What Else is There to Talk About?

What Else is There to Talk About?

Guest Author: Kim Lee

Someone once advised Mark Twain to keep away from the subjects of religion and politics while talking; to which he famously quipped, “Well, what else is there to talk about?”  And yet, I fear we’ve come to a place where we are afraid to talk politics.  Albeit, politics bear mightily on peoples every day, ordinary, walking around lives. 

And as people of faith, we know this language well, maybe better than most.

It all started almost 3, 500 years ago when God heard the cry, saw the misery and came down to liberate the Hebrews slaves from their Egyptian taskmasters.  Through a spectacular array of events – lice, flies, fleas, frogs, hail, darkness and finally death – God, working through Moses and Aaron, led the Hebrews out of Egypt through the Red Sea and into the desert.  At the edge of the Sinai desert this group of newly liberated slaves, the Bible numbers around 600,000 men, so there must have been many more with women and children, stood with their livestock and looked out over a vast sea of sand and wondered: now what?  This story is reminiscent of another liberation story.

The year was 1865; William Tecumseh Sherman was on his famous march to the sea when he issued special field order #15.  It read in part, “By the acts of war and the proclamation of the President of the United States, BLACKS are free, and must be dealt with as such.”  As the Union Army liberated town after town throughout Georgia, word got out that the soldiers in blue were particularly close to one plantation.  Slaves began to run out into the streets shouting, cheering and chanting, “We’re free!” But one elderly slave struck at the heart of problem with freedom when he asked plaintively, “now where is we gonna go and what is we gonna do?”  Well, where are they going the go; and, what are they going to do – one group of newly liberated slaves standing before a vast sea of sand, the other standing before an utterly destroyed southern state?

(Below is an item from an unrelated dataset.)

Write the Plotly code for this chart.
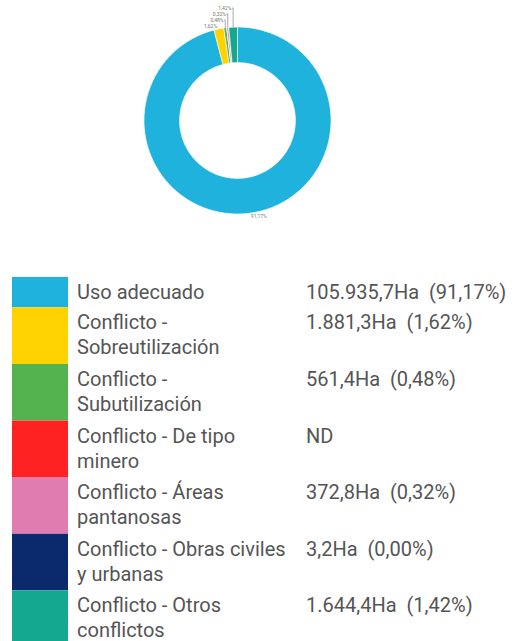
import plotly.graph_objects as go

# --- data ---
categories = [
    "Uso adecuado",
    "Conflicto - Sobreutilización",
    "Conflicto - Subutilización",
    "Conflicto - De tipo minero",
    "Conflicto - Áreas pantanosas",
    "Conflicto - Obras civiles y urbanas",
    "Conflicto - Otros conflictos",
]
legend_lines = [
    ["Uso adecuado"],
    ["Conflicto -", "Sobreutilización"],
    ["Conflicto -", "Subutilización"],
    ["Conflicto - De tipo", "minero"],
    ["Conflicto - Áreas", "pantanosas"],
    ["Conflicto - Obras civiles", "y urbanas"],
    ["Conflicto - Otros", "conflictos"],
]
area_ha = [105935.7, 1881.3, 561.4, None, 372.8, 3.2, 1644.4]
percent = [91.17, 1.62, 0.48, None, 0.32, 0.00, 1.42]
colors = ["#1fb2dc", "#ffd200", "#55b34f", "#ff2222", "#e07cb0", "#0b2a6e", "#14a98e"]

W, H = 514, 641


def es_num(v, dec):
    s = format(v, ",.%df" % dec)
    return s.replace(",", "X").replace(".", ",").replace("X", ".")


def px(x):
    return x / W


def py(y):
    return 1 - y / H


slice_text = [es_num(p, 2) + "%" if p else "" for p in percent]

fig = go.Figure()

fig.add_trace(go.Pie(
    labels=categories,
    values=[v or 0 for v in area_ha],
    text=slice_text,
    textinfo="text",
    textposition="outside",
    textfont=dict(size=5, color="#777777", family="Roboto"),
    hole=0.62,
    sort=False,
    direction="clockwise",
    rotation=0,
    marker=dict(colors=colors, line=dict(color="white", width=0.6)),
    showlegend=False,
    hoverinfo="label+value",
    domain=dict(x=[px(144), px(331)], y=[py(214), py(27)]),
))

# --- custom legend table ---
font = dict(family="Roboto", size=20, color="#555555")
line_h = 25
top = 277
for i, lines in enumerate(legend_lines):
    h = 4 + 26.3 * len(lines)
    fig.add_shape(type="rect", xref="paper", yref="paper",
                  x0=px(12), x1=px(68), y0=py(top + h), y1=py(top),
                  fillcolor=colors[i], line=dict(width=0), layer="above")
    for j, line in enumerate(lines):
        fig.add_annotation(x=px(75), y=py(top + 15 + line_h * j), xref="paper", yref="paper",
                           text=line, showarrow=False, xanchor="left", yanchor="middle",
                           font=font)
    if area_ha[i] is None:
        val = "ND"
    else:
        val = es_num(area_ha[i], 1) + "Ha  (" + es_num(percent[i], 2) + "%)"
    fig.add_annotation(x=px(304), y=py(top + 15), xref="paper", yref="paper",
                       text=val, showarrow=False, xanchor="left", yanchor="middle",
                       font=font)
    top += h

fig.update_layout(
    width=W, height=H,
    margin=dict(l=0, r=0, t=0, b=0),
    paper_bgcolor="white",
    plot_bgcolor="white",
)

fig.write_html("out.html", config={"displayModeBar": False},
               post_script="document.body.style.margin='0px';document.body.style.overflow='hidden';")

Well God saw this problem coming—this problem with freedom and painted a lovely description of what life would look like, sound like, and feel like in community.  We call this picture the Ten Commandments. 

Have no other gods before me. 

Do not make for yourselves an idol of anything.

Do not misuse the name of the Lord your God. 

Honor the Sabbath and keep it holy. 

Honor your father and mother. 

Do not kill. 

Do not steal. 

Do not commit adultery.

Do not bear false witness against your neighbor. 

Do not covet that which belongs to your neighbor.—Exodus 20

Sounds so simple, so very, very simple.  But then again, it really just brings us back to politics.  For this, I rather like the book of Deuteronomy.  I find there a certain charm in listening in on neighbors struggling with the politics of living life before God and with each other while at the same time making room for grace.  You see, the Ten Commandments may tell us to keep the Sabbath holy, but what exactly does that look like, practically speaking, when your neighbor’s ox falls in a ditch?  I can almost hear George asking Claire, “So, what do you think about me helping Catherine try to pull her ox out of a ditch this morning?  I mean, I know I’m supposed to be keeping the Sabbath holy, but her ox was in a ditch!”  Now what? 

Politics to the rescue: “You shall not see your neighbor’s donkey or ox fallen on the road and ignore it; you shall help to lift it up.”—Deuteronomy 22:4. 

After all is said and done, what is politics? but a series of conversations and policies that govern how we intend to live life together in community.  And anyway, besides religion, what else is there to talk about?